I genuinely believe we are one of those congregations

            that keeps the dream of a loving God alive.


But if we are honest, we can still detect within ourselves

            those tendencies to stand in judgment

            on others who see their faith differently.


How do we feel about those who espouse exclusive theologies?

            How do we feel about those who deny the ministry of women,

            or the validity of LGBTQ inclusion?


The temptation is for us to feel superior,

            to make ourselves righteous, to the exclusion of others.


And of course, we have no moral high ground on which to stand.

            We are all just sinners saved by grace - each one of us.

We are not Abraham to their Joseph,

            we too can be Joseph if we want to,

            defending our own empire against the forces that threaten it.


So, we need to be willing to examine ourselves,

            willing to look back at the story of our church with honesty.


As Paul put it to the Corinthian church:

Examine yourselves to see whether you are living in the faith.

Test yourselves.

Do you not realize that Jesus Christ is in you? (2 Cor 13.5)

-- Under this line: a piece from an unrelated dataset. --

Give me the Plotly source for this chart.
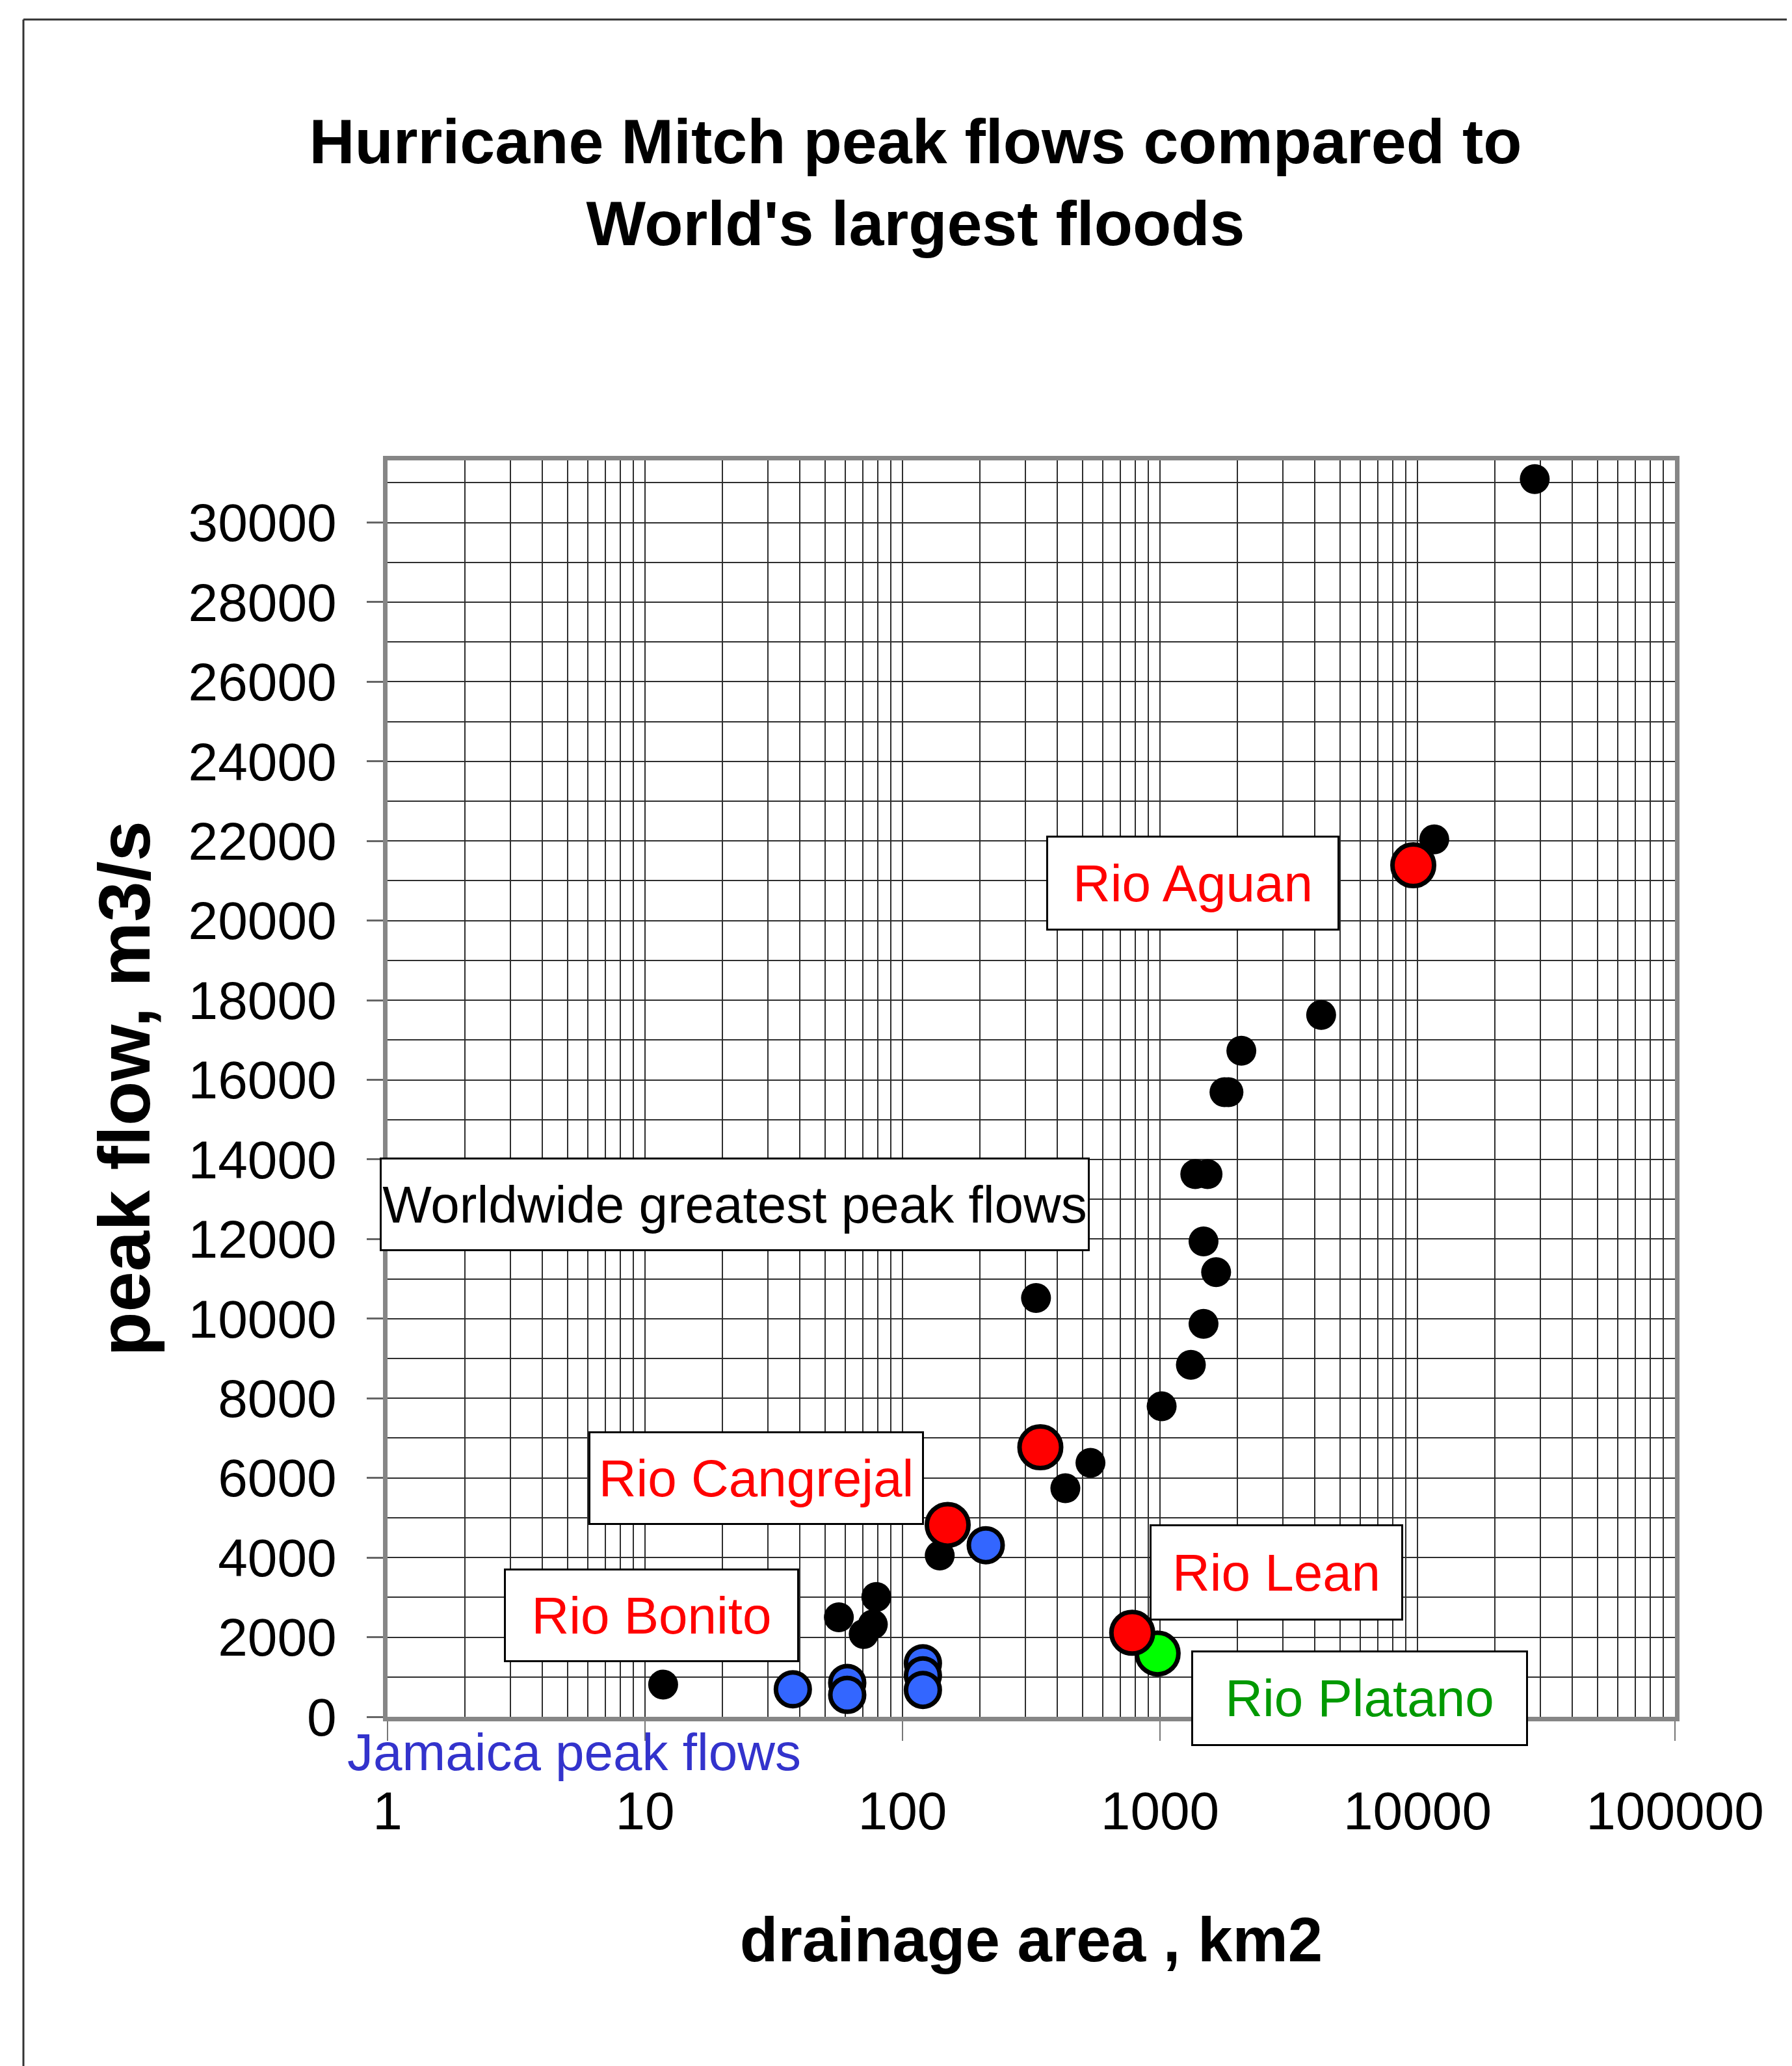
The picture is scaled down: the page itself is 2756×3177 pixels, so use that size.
import plotly.graph_objects as go

# ---------------- data ----------------
world_area = [28540, 11620, 4225, 2070, 1780, 1845, 1371, 1530, 1476, 1652,
              1476, 1318, 1015, 330, 537, 429, 139.5, 79.1, 56.6, 76.7, 70.7, 11.76]
world_flow = [31090, 22040, 17630, 16730, 15690, 15690, 13630, 13630, 11940, 11170,
              9870, 8840, 7800, 10520, 6380, 5740, 4050, 3010, 2500, 2320, 2080, 810]

mitch_area = [9630, 343, 149.8, 780]          # Rio Aguan, unlabeled, Rio Cangrejal, Rio Lean
mitch_flow = [21390, 6770, 4820, 2110]

platano_area = [979]
platano_flow = [1590]

jamaica_area = [37.5, 61, 61, 120, 120, 120, 210.5]
jamaica_flow = [690, 850, 550, 1345, 1040, 675, 4310]

y_tick_vals = list(range(0, 30001, 2000))
y_tick_text = [str(v) for v in y_tick_vals]
y_minor_vals = list(range(1000, 32000, 2000))
x_tick_vals = [1, 10, 100, 1000, 10000, 100000]
x_tick_text = ["1", "10", "100", "1000", "10000", "100000"]
x_minor_vals = [m * 10 ** d for d in range(5) for m in range(2, 10)]

title_text = "Hurricane Mitch peak flows compared to<br>World's largest floods"
x_title = "drainage area , km2"
y_title = "peak flow, m3/s"

FONT = "Liberation Sans, Arial, sans-serif"
GRID = "#2e2e2e"
FRAME = "#868686"

W, H = 2756, 3177
L, R, T, B = 588, 188, 700, 545
PW, PH = W - L - R, H - T - B


def px(xp):
    return (xp - L) / PW


def py(yp):
    return (H - B - yp) / PH


fig = go.Figure()

fig.add_trace(go.Scatter(x=world_area, y=world_flow, mode="markers",
                         marker=dict(size=46, color="black"),
                         name="Worldwide", showlegend=False))
fig.add_trace(go.Scatter(x=jamaica_area, y=jamaica_flow, mode="markers",
                         marker=dict(size=52, color="#3366FF", line=dict(color="black", width=7)),
                         name="Jamaica", showlegend=False))
fig.add_trace(go.Scatter(x=platano_area, y=platano_flow, mode="markers",
                         marker=dict(size=64, color="#00FF00", line=dict(color="black", width=7)),
                         name="Rio Platano", showlegend=False))
fig.add_trace(go.Scatter(x=mitch_area, y=mitch_flow, mode="markers",
                         marker=dict(size=64, color="#FF0000", line=dict(color="black", width=7)),
                         name="Hurricane Mitch", showlegend=False))

boxes = [
    ("Rio Aguan", "#FF0000", 1826, 1350, 445, 140),
    ("Worldwide greatest peak flows", "black", 1122, 1844, 1086, 138),
    ("Rio Cangrejal", "#FF0000", 1155, 2265, 510, 138),
    ("Rio Bonito", "#FF0000", 994, 2476, 448, 138),
    ("Rio Lean", "#FF0000", 1955, 2410, 384, 142),
    ("Rio Platano", "#009900", 2083, 2603, 512, 141),
]
for txt, col, cx, cy, bw, bh in boxes:
    fig.add_annotation(text=txt, xref="paper", yref="paper", x=px(cx), y=py(cy),
                       xanchor="center", yanchor="middle", showarrow=False,
                       width=bw, height=bh, align="center", valign="middle",
                       bgcolor="white", bordercolor="black", borderwidth=3, borderpad=0,
                       font=dict(family=FONT, size=80, color=col))

fig.add_annotation(text="Jamaica peak flows", xref="paper", yref="paper",
                   x=px(875), y=py(2686), xanchor="center", yanchor="middle",
                   showarrow=False, font=dict(family=FONT, size=80, color="#3333CC"))

# outer frame lines of the original page
fig.add_shape(type="line", xref="paper", yref="paper", x0=px(28), x1=px(W + 5),
              y0=py(22), y1=py(22), line=dict(color="#333333", width=3))
fig.add_shape(type="line", xref="paper", yref="paper", x0=px(28), x1=px(28),
              y0=py(22), y1=py(H + 5), line=dict(color="#333333", width=3))

fig.update_layout(
    width=W, height=H,
    margin=dict(l=L, r=R, t=T, b=B),
    paper_bgcolor="white", plot_bgcolor="white",
    title=dict(text=title_text, x=1400 / W, xref="container", xanchor="center",
               y=1 - 243 / H, yref="container", yanchor="middle",
               font=dict(family=FONT, size=97, color="black", weight="bold")),
    xaxis=dict(type="log", range=[0, 5], tickmode="array", tickvals=x_tick_vals,
               ticktext=x_tick_text, ticks="outside", ticklen=30, tickwidth=2,
               tickcolor="#777777", ticklabelstandoff=38,
               tickfont=dict(family=FONT, size=82, color="black"),
               showgrid=True, gridcolor=GRID, gridwidth=1.6,
               minor=dict(tickmode="array", tickvals=x_minor_vals, showgrid=True,
                          gridcolor=GRID, gridwidth=1.6, ticks=""),
               showline=True, linecolor=FRAME, linewidth=7, mirror=True,
               zeroline=False,
               title=dict(text=x_title, standoff=122,
                          font=dict(family=FONT, size=96, color="black", weight="bold"))),
    yaxis=dict(range=[0, 31560], tickmode="array", tickvals=y_tick_vals,
               ticktext=y_tick_text,
               ticks="outside", ticklen=25, tickwidth=3, tickcolor="#666666",
               ticklabelstandoff=30,
               tickfont=dict(family=FONT, size=82, color="black"),
               showgrid=True, gridcolor=GRID, gridwidth=1.6,
               minor=dict(tickmode="array", tickvals=y_minor_vals, showgrid=True,
                          gridcolor=GRID, gridwidth=1.6, ticks=""),
               showline=True, linecolor=FRAME, linewidth=7, mirror=True,
               zeroline=False,
               title=dict(text=y_title, standoff=24,
                          font=dict(family=FONT, size=112, color="black", weight="bold"))),
)

fig.write_html("out.html")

Our calling is to be the heirs of a vision

            not the chaplains of the nightmare.

Our calling is to stand against the forces of exclusion and oppression,

            to resist both the powerful and petty empires of this world,

            whether they exist on the national stage or the parochial.


We are the custodians of a vision of good news for all people,

            in all places, without exception.

We need to keep awake from the seductive daydreams of power and prestige

            that lead to the nightmares of protectionism,

and to learn to dream again in our time the ancient dream of covenant blessing,

            where God is for all,

            and where God’s people are the means of God’s blessing.